**GIVEN TASK**
Retype word for word the first line of the listing and each line after it up to the line with "plt.rcParams['font.family'] = ['Noto", with the pictures taken out.

**GIVEN INFORMATION**
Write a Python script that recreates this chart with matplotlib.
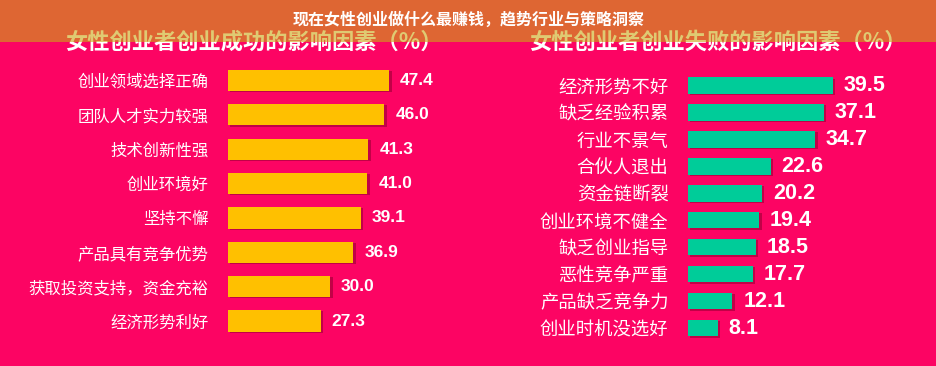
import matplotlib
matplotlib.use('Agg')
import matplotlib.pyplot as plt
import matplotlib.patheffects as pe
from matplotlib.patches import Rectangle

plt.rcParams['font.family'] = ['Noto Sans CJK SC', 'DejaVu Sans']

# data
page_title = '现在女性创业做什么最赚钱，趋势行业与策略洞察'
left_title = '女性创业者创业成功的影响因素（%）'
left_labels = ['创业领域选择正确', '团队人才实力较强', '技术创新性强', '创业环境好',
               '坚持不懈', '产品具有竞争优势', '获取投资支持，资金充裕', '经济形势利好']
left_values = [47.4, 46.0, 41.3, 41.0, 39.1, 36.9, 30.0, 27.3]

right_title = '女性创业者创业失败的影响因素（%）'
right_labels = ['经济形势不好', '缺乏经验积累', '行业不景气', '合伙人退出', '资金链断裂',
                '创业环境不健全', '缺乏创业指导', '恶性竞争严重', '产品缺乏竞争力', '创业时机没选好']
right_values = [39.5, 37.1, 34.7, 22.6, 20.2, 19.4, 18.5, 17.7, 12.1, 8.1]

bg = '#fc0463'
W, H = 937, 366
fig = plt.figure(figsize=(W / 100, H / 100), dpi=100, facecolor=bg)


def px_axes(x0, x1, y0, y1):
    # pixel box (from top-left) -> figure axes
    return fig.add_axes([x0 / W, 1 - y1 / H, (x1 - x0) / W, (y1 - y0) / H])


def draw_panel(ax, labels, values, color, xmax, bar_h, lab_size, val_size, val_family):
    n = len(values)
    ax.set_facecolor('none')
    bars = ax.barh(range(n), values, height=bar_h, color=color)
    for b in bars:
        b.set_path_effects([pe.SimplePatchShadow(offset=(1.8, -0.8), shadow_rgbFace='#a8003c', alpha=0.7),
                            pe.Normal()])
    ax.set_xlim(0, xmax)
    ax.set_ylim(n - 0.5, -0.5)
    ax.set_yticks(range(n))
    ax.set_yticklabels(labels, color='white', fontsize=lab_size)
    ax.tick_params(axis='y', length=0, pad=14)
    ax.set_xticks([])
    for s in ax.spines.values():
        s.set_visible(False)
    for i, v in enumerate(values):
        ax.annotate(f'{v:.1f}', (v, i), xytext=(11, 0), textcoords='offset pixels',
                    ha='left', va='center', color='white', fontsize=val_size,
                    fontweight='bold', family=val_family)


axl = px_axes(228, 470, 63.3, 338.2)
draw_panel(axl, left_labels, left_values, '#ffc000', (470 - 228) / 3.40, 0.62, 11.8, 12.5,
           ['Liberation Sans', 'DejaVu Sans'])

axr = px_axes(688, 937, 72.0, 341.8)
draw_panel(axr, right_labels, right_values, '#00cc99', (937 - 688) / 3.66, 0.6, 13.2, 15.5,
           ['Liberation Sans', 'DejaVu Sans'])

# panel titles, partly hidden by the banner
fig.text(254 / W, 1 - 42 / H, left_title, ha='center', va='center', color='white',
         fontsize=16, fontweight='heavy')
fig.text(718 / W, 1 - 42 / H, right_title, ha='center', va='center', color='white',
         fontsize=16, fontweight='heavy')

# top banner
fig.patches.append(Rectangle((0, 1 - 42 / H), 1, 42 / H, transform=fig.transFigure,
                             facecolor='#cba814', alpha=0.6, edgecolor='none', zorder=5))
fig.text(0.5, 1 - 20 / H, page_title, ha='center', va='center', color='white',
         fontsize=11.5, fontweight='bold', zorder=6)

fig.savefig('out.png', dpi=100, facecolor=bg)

**ANSWER BELOW**
Write a Python script that recreates this chart with matplotlib.
import matplotlib
matplotlib.use('Agg')
import matplotlib.pyplot as plt
import matplotlib.patheffects as pe
from matplotlib.patches import Rectangle

plt.rcParams['font.family'] = ['Noto Sans CJK SC', 'DejaVu Sans']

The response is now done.